I had a reason for doing this test.
Because of the economic turmoil taking place, I’m looking into the viability of some sort of safe haven report or newsletter targeted toward frazzled U.S. investors a la Joel Nadel’s Royal Society of Lichtenstein (sold to Agora) or the Zurich Report from the 1980’s.
Speaking of Americans, there are far fewer of them wandering the streets of major European cities. During the summer months, one usually hears English spoken as freely as the local language. Now, due to the ascendance of the Russian middle class, one is just as likely to hear Russian. And the Russians are voracious consumers of luxury items. My brother-in-law who’s new Russian in most respects (read conspicuous consumer) gave me a bottle of Louis XIII cognac before returning home. I’ve never seen anything so outrageous. For a thousand Euros, it comes in a baccarat crystal decanter and is contained within a red leather presentation case, replete with a 14 carat gold label. I insisted I don’t drink cognac and preferred a 50 euro bottle of single malt, yet I wound up schlepping the box back to Arizona.
As prosperous as the Russians now are, I wouldn’t count on them displacing Americans for too long. Since all of their newfound prosperity depends on high energy prices, when prices recede — and it’s just a question of when — the Russian middle class may vaporize as fast as it appeared.

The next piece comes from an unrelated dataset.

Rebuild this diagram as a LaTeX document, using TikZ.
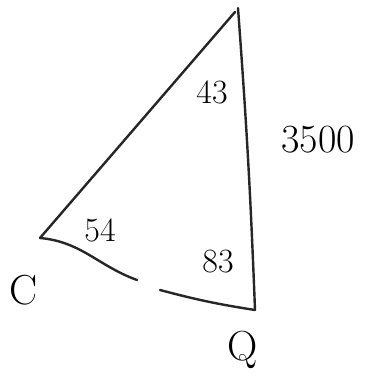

On the Italian School of Copywriting
Many Italians don’t waste time with letters to the editor. A can of spray paint and a barren wall let them carry on the time honored sport of political commentary popularized by a 16th Century tailor named Pasquino and dating back to the ancient city of Pompeii.
A worthy descendent of Pasquino is credited with the following lines, carved in a loaf of bread and hung on a statue of Caesar. The backdrop was the fascist rule, when Italians were urged to sacrifice for the greater good of empire while finding their daily bread increasingly inedible by the day.
Cesare!
Tu che ci hai lo stommico di fero,
Mangete sto pane di l’Impero!
(Caesar! You who have a stomach of iron, eat this bread of the Empire!)
greg says
Say nothing of rambling – it was a great post. I’m interested in hearing more about the Russians. Did you get a chance to go over there this time?
Anonymous says
Didn’t make it to the former USSR this trip. That will have to wait till next time.
It was really startling how much Russian is heard all over Rome.